→ **What is required**
Can you print the data exactly and leave out each image?

START

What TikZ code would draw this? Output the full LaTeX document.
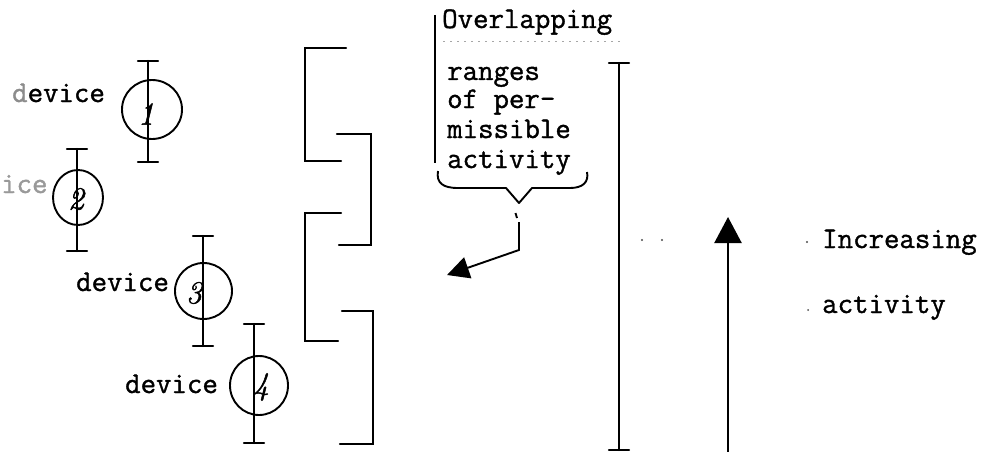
\documentclass[tikz,border=0pt]{standalone}
\usepackage{fontspec}
\usetikzlibrary{arrows.meta}
\newfontfamily\typerfont{Latin Modern Mono}[FakeBold=1.2]
\newfontfamily\handfont{Latin Modern Roman}[FakeBold=1.5]
\tikzset{
  typed/.style={font=\typerfont\fontsize{30}{30}\selectfont, inner sep=0pt, anchor=base west},
  digit/.style={font=\handfont\itshape\fontsize{32}{32}\selectfont, inner sep=0pt},
  ink/.style={line width=2.3pt, line cap=round, line join=miter},
  pen/.style={line width=1.9pt},
  speck/.style={fill=black!70, draw=none},
}
\newcommand{\errbar}[4]{% name, x, top, bottom
  \coordinate (#1t) at (#2,#3);
  \coordinate (#1b) at (#2,#4);
  \draw[ink] (#1t) -- (#1b);
  \draw[ink] ([xshift=-10pt]#1t) -- ([xshift=10pt]#1t);
  \draw[ink] ([xshift=-10pt]#1b) -- ([xshift=10pt]#1b);
}
\begin{document}
\begin{tikzpicture}[x=1pt, y=-1pt]
\useasboundingbox (0,0) rectangle (985,452);

% ---- devices with their individual ranges
\errbar{da}{148}{61}{162}
\draw[pen] (152,109.5) ellipse [x radius=30, y radius=29.5];
\node[digit] (na) at (146,114) {1};
\node[typed] (la) at (12,102) {\textcolor{black!45}{d}evice};

\errbar{db}{77}{149}{251}
\draw[pen] (78,197.5) ellipse [x radius=25, y radius=27.5];
\node[digit] (nb) at (76,199) {2};
\node[typed] (lb) at (1,193) {\textcolor{black!40}{ice}};

\errbar{dc}{203}{236}{346}
\draw[pen] (203.5,291) ellipse [x radius=28.5, y radius=28];
\node[digit] (nc) at (194,293) {3};
\node[typed] (lc) at (76,291) {device};

\errbar{dd}{254}{324}{443}
\draw[pen] (259,385.5) ellipse [x radius=29, y radius=29.5];
\node[digit] (nd) at (261,387) {4};
\node[typed] (ld) at (125,393) {device};

% ---- overlapping brackets
\draw[ink] (346,48) -- (305,48) -- (305,161) -- (341,161);
\draw[ink] (337,134) -- (371,134) -- (371,245) -- (339,245);
\draw[ink] (341,213) -- (305,213) -- (305,341) -- (338,341);
\draw[ink] (342,311) -- (373,311) -- (373,444) -- (340,444);

% ---- caption block
\draw[pen] (435,15) -- (435,163);
\node[typed] (t0) at (442,28) {Overlapping};
\draw[black!35, line width=1pt, dash pattern=on 2pt off 5pt] (443,42) -- (620,42);
\node[typed] (t1) at (447,80) {ranges};
\node[typed] (t2) at (447,108) {of per-};
\node[typed] (t3) at (447,138) {missible};
\node[typed] (t4) at (447,168) {activity};

% brace under the caption
\coordinate (braceTip) at (519,203);
\draw[pen, line join=round]
  (438,171) .. controls (436,183) and (443,188) .. (458,188)
  -- (506,188) -- (braceTip) -- (532,188) -- (570,188)
  .. controls (583,188) and (589,182) .. (587,172);

% pointer from the brace
\coordinate (armTop) at (519,222);
\coordinate (armBend) at (519,250);
\coordinate (armHead) at (447,275);
\draw[pen] (515.5,213) -- (517,218);
\draw[pen, -{Triangle[length=22pt, width=22pt]}] (armTop) -- (armBend) -- (armHead);

% ---- overall range
\errbar{big}{619}{63}{450}

% ---- direction of increasing activity
\coordinate (upFoot) at (728,455);
\coordinate (upTip) at (728,217);
\draw[ink, line cap=butt, -{Triangle[length=26pt, width=27pt]}] (upFoot) -- (upTip);
\fill[speck] (642,240) circle (1.2);
\fill[speck] (662,240) circle (1.2);
\fill[speck] (807,242) circle (1.2);
\fill[speck] (808,310) circle (1.0);
\node[typed] (i1) at (822,248) {Increasing};
\node[typed] (i2) at (822,313) {activity};
\end{tikzpicture}
\end{document}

END

→ **Finished task**
What TikZ code would draw this? Output the full LaTeX document.
\documentclass[tikz,border=0pt]{standalone}
\usepackage{fontspec}
\usetikzlibrary{arrows.meta}
\newfontfamily\typerfont{Latin Modern Mono}[FakeBold=1.2]
\newfontfamily\handfont{Latin Modern Roman}[FakeBold=1.5]
\tikzset{
  typed/.style={font=\typerfont\fontsize{30}{30}\selectfont, inner sep=0pt, anchor=base west},
  digit/.style={font=\handfont\itshape\fontsize{32}{32}\selectfont, inner sep=0pt},
  ink/.style={line width=2.3pt, line cap=round, line join=miter},
  pen/.style={line width=1.9pt},
  speck/.style={fill=black!70, draw=none},
}
\newcommand{\errbar}[4]{% name, x, top, bottom
  \coordinate (#1t) at (#2,#3);
  \coordinate (#1b) at (#2,#4);
  \draw[ink] (#1t) -- (#1b);
  \draw[ink] ([xshift=-10pt]#1t) -- ([xshift=10pt]#1t);
  \draw[ink] ([xshift=-10pt]#1b) -- ([xshift=10pt]#1b);
}
\begin{document}
\begin{tikzpicture}[x=1pt, y=-1pt]
\useasboundingbox (0,0) rectangle (985,452);

% ---- devices with their individual ranges
\errbar{da}{148}{61}{162}
\draw[pen] (152,109.5) ellipse [x radius=30, y radius=29.5];
\node[digit] (na) at (146,114) {1};
\node[typed] (la) at (12,102) {\textcolor{black!45}{d}evice};

\errbar{db}{77}{149}{251}
\draw[pen] (78,197.5) ellipse [x radius=25, y radius=27.5];
\node[digit] (nb) at (76,199) {2};
\node[typed] (lb) at (1,193) {\textcolor{black!40}{ice}};

\errbar{dc}{203}{236}{346}
\draw[pen] (203.5,291) ellipse [x radius=28.5, y radius=28];
\node[digit] (nc) at (194,293) {3};
\node[typed] (lc) at (76,291) {device};

\errbar{dd}{254}{324}{443}
\draw[pen] (259,385.5) ellipse [x radius=29, y radius=29.5];
\node[digit] (nd) at (261,387) {4};
\node[typed] (ld) at (125,393) {device};

% ---- overlapping brackets
\draw[ink] (346,48) -- (305,48) -- (305,161) -- (341,161);
\draw[ink] (337,134) -- (371,134) -- (371,245) -- (339,245);
\draw[ink] (341,213) -- (305,213) -- (305,341) -- (338,341);
\draw[ink] (342,311) -- (373,311) -- (373,444) -- (340,444);

% ---- caption block
\draw[pen] (435,15) -- (435,163);
\node[typed] (t0) at (442,28) {Overlapping};
\draw[black!35, line width=1pt, dash pattern=on 2pt off 5pt] (443,42) -- (620,42);
\node[typed] (t1) at (447,80) {ranges};
\node[typed] (t2) at (447,108) {of per-};
\node[typed] (t3) at (447,138) {missible};
\node[typed] (t4) at (447,168) {activity};

% brace under the caption
\coordinate (braceTip) at (519,203);
\draw[pen, line join=round]
  (438,171) .. controls (436,183) and (443,188) .. (458,188)
  -- (506,188) -- (braceTip) -- (532,188) -- (570,188)
  .. controls (583,188) and (589,182) .. (587,172);

% pointer from the brace
\coordinate (armTop) at (519,222);
\coordinate (armBend) at (519,250);
\coordinate (armHead) at (447,275);
\draw[pen] (515.5,213) -- (517,218);
\draw[pen, -{Triangle[length=22pt, width=22pt]}] (armTop) -- (armBend) -- (armHead);

% ---- overall range
\errbar{big}{619}{63}{450}

% ---- direction of increasing activity
\coordinate (upFoot) at (728,455);
\coordinate (upTip) at (728,217);
\draw[ink, line cap=butt, -{Triangle[length=26pt, width=27pt]}] (upFoot) -- (upTip);
\fill[speck] (642,240) circle (1.2);
\fill[speck] (662,240) circle (1.2);
\fill[speck] (807,242) circle (1.2);
\fill[speck] (808,310) circle (1.0);
\node[typed] (i1) at (822,248) {Increasing};
\node[typed] (i2) at (822,313) {activity};
\end{tikzpicture}
\end{document}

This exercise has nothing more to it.